By Larry Schuster
For your business speeches and presentations, do you struggle to connect with your audience? You may be much closer than you think to delivering your stories and messages with a deeper connection with your audiences than you ever thought possible.
In my journey as a national competitive public speaker, I struggled for countless hours over months to memorize words and gestures of my speeches. I even had powerful personal stories and a strong, clear message. With all that, I still had a very weak connection with the audience for my 7-minute speech, which received a polite, but cool applause.
Contrast that with another time, when I spoke to a crowd of 100 people for about 20 minutes. For this longer speech, I just memorized only a few lines. In this second case, though I got a standing ovation.
How could that be? In the second case, I had internalized the stories, the points and messages. I was not spending precious mental energy on the stage recalling words. Instead, I recalled the entire stories and the emotion attached to those stories and the resulting message. And that allowed me to stay present with the audience with my eye contact, facial expressions and pauses, rather than retreat inside my brain in search of the next words.

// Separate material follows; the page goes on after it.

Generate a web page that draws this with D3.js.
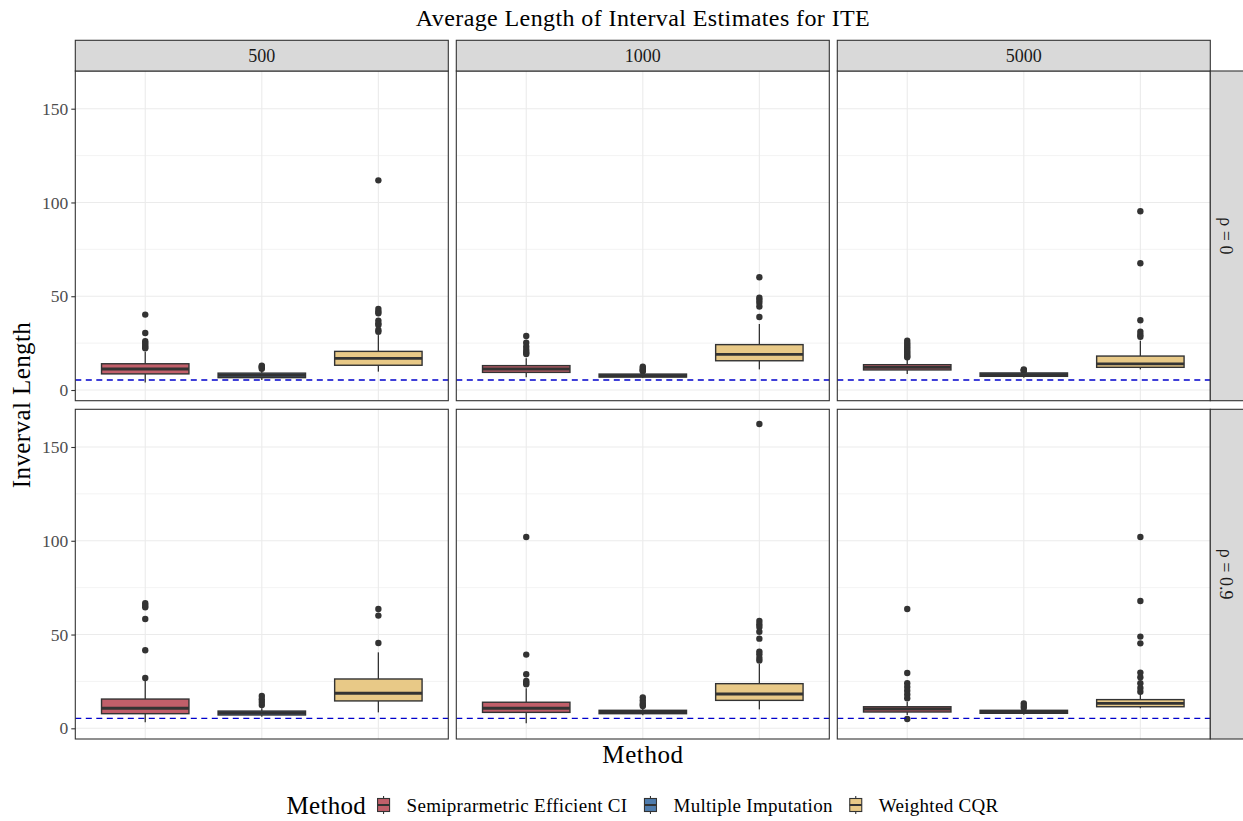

And how can that work? The brain is better organized to remember images, experiences, and emotions, than words. That’s one of the tips from the book, “Presentation Secrets of Steve Jobs.”
Somehow, in that second example, the effect was a more authentic delivery. And with a lot less effort.
In his blog, World Champion Public Speaker Craig Valentine says, “Some speakers simply memorize and recite their words and consider that a success. It’s not. That’s a memorization contest.”
Craig says, “Internalize, don’t memorize.” Those words and his blog on that topic helped to clarify my understanding of how to prepare myself and coach others to deliver speeches that really matter.
Of course, there is a long list of strategies for improving your connection with the audience. But if you follow Craig’s advice, and internalize, rather than memorize, you will be taking an important step to a much more rewarding speaking experience.